# Set task
Could you copy exactly the lines from the one containing "Recreate this image" through the last line of the records below, leaving out any pictures?

[Entries with chart source code]
---------------

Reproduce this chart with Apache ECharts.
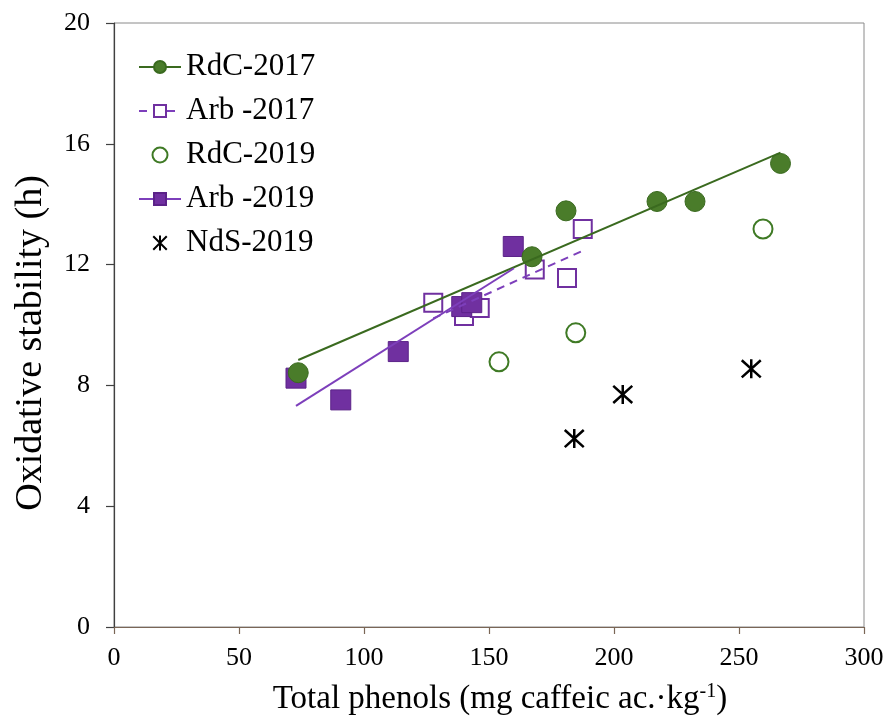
<!DOCTYPE html>
<html>
<head>
<meta charset="utf-8">
<script src="https://cdn.jsdelivr.net/npm/echarts@6/dist/echarts.min.js"></script>
<style>
  html, body { margin: 0; padding: 0; background: #fff; }
  #chart { width: 890px; height: 721px; }
</style>
</head>
<body>
<div id="chart"></div>
<script>
// Total phenols (mg caffeic ac./kg) vs oxidative stability (h)
const seriesNames = ['RdC-2017', 'Arb -2017', 'RdC-2019', 'Arb -2019', 'NdS-2019'];

const rdc2017Phenols   = [73.7, 167.2, 180.8, 217.2, 232.4, 266.6];
const rdc2017Stability = [8.42, 12.26, 13.78, 14.09, 14.09, 15.35];

const arb2017Phenols   = [127.7, 140.0, 146.3, 168.3, 181.2, 187.5];
const arb2017Stability = [10.74, 10.30, 10.56, 11.84, 11.56, 13.18];

const rdc2019Phenols   = [154.0, 184.7, 259.6];
const rdc2019Stability = [8.78, 9.74, 13.18];

const arb2019Phenols   = [72.8, 90.7, 113.7, 139.1, 143.1, 159.7];
const arb2019Stability = [8.24, 7.52, 9.12, 10.61, 10.74, 12.60];

const nds2019Phenols   = [184.1, 203.5, 254.9];
const nds2019Stability = [6.24, 7.70, 8.55];

// Linear trend lines (end points)
const rdc2017TrendX = [73.7, 266.6];
const rdc2017TrendY = [8.84, 15.71];
const arb2017TrendX = [127.7, 187.5];
const arb2017TrendY = [10.22, 12.46];
const arb2019TrendX = [72.8, 160.0];
const arb2019TrendY = [7.32, 11.88];

const xTicks = [0, 300, 50];   // min, max, step
const yTicks = [0, 20, 4];

const pairs = (xs, ys) => xs.map((x, i) => [x, ys[i]]);

const GREEN = '#4a7c2a';
const GREEN_DARK = '#3a6a1f';
const PURPLE = '#7030a0';
const PURPLE_LINE = '#7d3fbb';
const SERIF = '"Liberation Serif", "Times New Roman", serif';
const ASTERISK = 'path://M10,0L10,20M1,1L19,19M19,1L1,19';

const chart = echarts.init(document.getElementById('chart'), null, { renderer: 'canvas' });

chart.setOption({
  animation: false,
  backgroundColor: '#fff',
  grid: {
    left: 114, right: 26, top: 23, bottom: 94,
    show: true, borderColor: '#8a8a8a', borderWidth: 1, backgroundColor: 'transparent'
  },
  legend: {
    orient: 'vertical',
    left: 138, top: 51,
    padding: 0,
    itemWidth: 42, itemHeight: 15, itemGap: 12,
    data: seriesNames,
    selectedMode: false,
    textStyle: { fontFamily: SERIF, fontSize: 31, color: '#000', lineHeight: 32, padding: [0, 0, 0, 0] }
  },
  xAxis: {
    type: 'value',
    min: xTicks[0], max: xTicks[1], interval: xTicks[2],
    name: 'Total phenols (mg caffeic ac.·kg{sup|-1})',
    nameLocation: 'middle',
    nameGap: 55,
    nameTextStyle: {
      fontFamily: SERIF, fontSize: 33, color: '#000',
      padding: [0, 0, 0, 22],
      rich: { sup: { fontFamily: SERIF, fontSize: 20, color: '#000', verticalAlign: 'top', padding: [0, 0, 14, 0] } }
    },
    axisLine: { show: true, onZero: false, lineStyle: { color: '#7a6656', width: 1.2 } },
    axisTick: { show: true, inside: false, length: 7, lineStyle: { color: '#7a6656', width: 1.2 } },
    axisLabel: { fontFamily: SERIF, fontSize: 26, color: '#000', margin: 18 },
    splitLine: { show: false }
  },
  yAxis: {
    type: 'value',
    min: yTicks[0], max: yTicks[1], interval: yTicks[2],
    name: 'Oxidative stability (h)',
    nameLocation: 'middle',
    nameGap: 64,
    nameRotate: 90,
    nameTextStyle: { fontFamily: SERIF, fontSize: 38, color: '#000', padding: [0, 36, 0, 0] },
    axisLine: { show: true, onZero: false, lineStyle: { color: '#404040', width: 1.2 } },
    axisTick: { show: true, inside: false, length: 8, lineStyle: { color: '#404040', width: 1.2 } },
    axisLabel: { fontFamily: SERIF, fontSize: 26, color: '#000', margin: 24 },
    splitLine: { show: false }
  },
  series: [
    // trend lines (listed first so the legend shows line + marker)
    {
      name: seriesNames[0], type: 'line', z: 6,
      data: pairs(rdc2017TrendX, rdc2017TrendY),
      symbol: 'circle', showSymbol: false,
      lineStyle: { color: GREEN_DARK, width: 2 },
      itemStyle: { color: GREEN, borderColor: GREEN_DARK, borderWidth: 1 }
    },
    {
      name: seriesNames[1], type: 'line', z: 6,
      data: pairs(arb2017TrendX, arb2017TrendY),
      symbol: 'rect', showSymbol: false,
      lineStyle: { color: PURPLE_LINE, width: 2, type: [8, 6] },
      itemStyle: { color: '#fff', borderColor: PURPLE, borderWidth: 2 }
    },
    {
      name: seriesNames[3], type: 'line', z: 6,
      data: pairs(arb2019TrendX, arb2019TrendY),
      symbol: 'rect', showSymbol: false,
      lineStyle: { color: PURPLE_LINE, width: 2 },
      itemStyle: { color: PURPLE, borderColor: '#5b2288', borderWidth: 1 }
    },
    // markers
    {
      name: seriesNames[2], type: 'scatter', z: 3,
      data: pairs(rdc2019Phenols, rdc2019Stability),
      symbol: 'circle', symbolSize: 19,
      itemStyle: { color: '#fff', borderColor: '#3f7a25', borderWidth: 2, opacity: 1 }
    },
    {
      name: seriesNames[4], type: 'scatter', z: 3,
      data: pairs(nds2019Phenols, nds2019Stability),
      symbol: ASTERISK, symbolSize: 19,
      itemStyle: { color: '#000', borderColor: '#000', borderWidth: 2.5, opacity: 1 }
    },
    {
      name: seriesNames[1], type: 'scatter', z: 2,
      data: pairs(arb2017Phenols, arb2017Stability),
      symbol: 'rect', symbolSize: 18,
      itemStyle: { color: '#fff', borderColor: PURPLE, borderWidth: 2, opacity: 1 }
    },
    {
      name: seriesNames[3], type: 'scatter', z: 3,
      data: pairs(arb2019Phenols, arb2019Stability),
      symbol: 'rect', symbolSize: 20,
      itemStyle: { color: PURPLE, borderColor: '#5b2288', borderWidth: 1, opacity: 1 }
    },
    {
      name: seriesNames[0], type: 'scatter', z: 4,
      data: pairs(rdc2017Phenols, rdc2017Stability),
      symbol: 'circle', symbolSize: 20,
      itemStyle: { color: GREEN, borderColor: GREEN_DARK, borderWidth: 1, opacity: 1 }
    }
  ]
});
</script>
</body>
</html>
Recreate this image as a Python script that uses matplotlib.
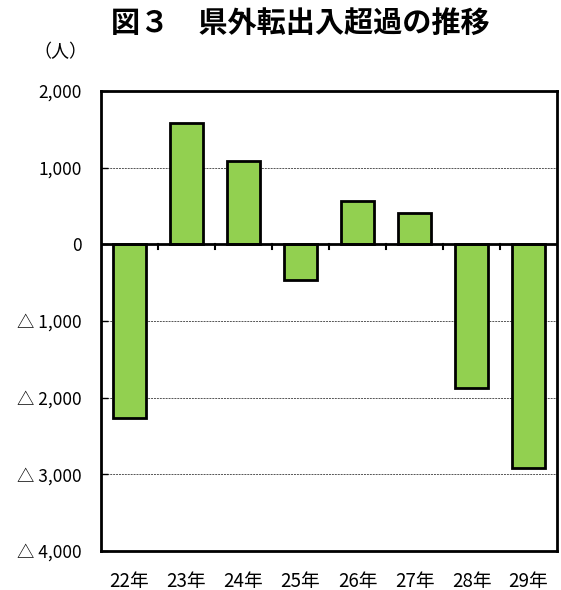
import matplotlib.pyplot as plt
import numpy as np

plt.rcParams['font.family'] = ['Noto Sans CJK JP', 'DejaVu Sans']

years = ["22年", "23年", "24年", "25年", "26年", "27年", "28年", "29年"]
net = [-2270, 1580, 1090, -465, 565, 410, -1870, -2920]
yticks = [-4000, -3000, -2000, -1000, 0, 1000, 2000]
ylabels = ["△ 4,000", "△ 3,000", "△ 2,000", "△ 1,000", "0", "1,000", "2,000"]

fig = plt.figure(figsize=(5.61, 5.90), dpi=100)
ax = fig.add_axes([0.180, 0.066, 0.813, 0.780])

x = np.arange(len(years))
ax.bar(x, net, width=0.57, color="#92D050", edgecolor="black", linewidth=2, zorder=3)

ax.set_xlim(-0.5, len(years) - 0.5)
ax.set_ylim(-4000, 2000)
ax.set_yticks(yticks)
ax.set_yticklabels(ylabels, fontsize=12.5)
ax.tick_params(axis='y', direction='in', length=5, width=1, pad=14)

# gridlines
for v in [1000, -1000, -2000, -3000]:
    ax.axhline(v, color="#555555", linestyle=(0, (2, 1)), linewidth=0.7, zorder=1)

# zero line with small ticks at category boundaries
ax.axhline(0, color="black", linewidth=2, zorder=4)
for b in np.arange(0.5, len(years) - 0.5, 1.0):
    ax.plot([b, b], [0, -60], color="black", linewidth=1.5, zorder=4)

ax.set_xticks(x)
ax.set_xticklabels(years, fontsize=13.5)
ax.tick_params(axis='x', length=0, pad=14)

for s in ax.spines.values():
    s.set_linewidth(2)

fig.text(0.535, 0.962, "図３　県外転出入超過の推移", ha="center", va="center",
         fontsize=21, fontweight="bold")
fig.text(0.107, 0.912, "（人）", ha="center", va="center", fontsize=13)

fig.savefig("out.png", dpi=100)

---------------

# Expected answer
Recreate this image as a Python script that uses matplotlib.
import matplotlib.pyplot as plt
import numpy as np

plt.rcParams['font.family'] = ['Noto Sans CJK JP', 'DejaVu Sans']

years = ["22年", "23年", "24年", "25年", "26年", "27年", "28年", "29年"]
net = [-2270, 1580, 1090, -465, 565, 410, -1870, -2920]
yticks = [-4000, -3000, -2000, -1000, 0, 1000, 2000]
ylabels = ["△ 4,000", "△ 3,000", "△ 2,000", "△ 1,000", "0", "1,000", "2,000"]

fig = plt.figure(figsize=(5.61, 5.90), dpi=100)
ax = fig.add_axes([0.180, 0.066, 0.813, 0.780])

x = np.arange(len(years))
ax.bar(x, net, width=0.57, color="#92D050", edgecolor="black", linewidth=2, zorder=3)

ax.set_xlim(-0.5, len(years) - 0.5)
ax.set_ylim(-4000, 2000)
ax.set_yticks(yticks)
ax.set_yticklabels(ylabels, fontsize=12.5)
ax.tick_params(axis='y', direction='in', length=5, width=1, pad=14)

# gridlines
for v in [1000, -1000, -2000, -3000]:
    ax.axhline(v, color="#555555", linestyle=(0, (2, 1)), linewidth=0.7, zorder=1)

# zero line with small ticks at category boundaries
ax.axhline(0, color="black", linewidth=2, zorder=4)
for b in np.arange(0.5, len(years) - 0.5, 1.0):
    ax.plot([b, b], [0, -60], color="black", linewidth=1.5, zorder=4)

ax.set_xticks(x)
ax.set_xticklabels(years, fontsize=13.5)
ax.tick_params(axis='x', length=0, pad=14)

for s in ax.spines.values():
    s.set_linewidth(2)

fig.text(0.535, 0.962, "図３　県外転出入超過の推移", ha="center", va="center",
         fontsize=21, fontweight="bold")
fig.text(0.107, 0.912, "（人）", ha="center", va="center", fontsize=13)

fig.savefig("out.png", dpi=100)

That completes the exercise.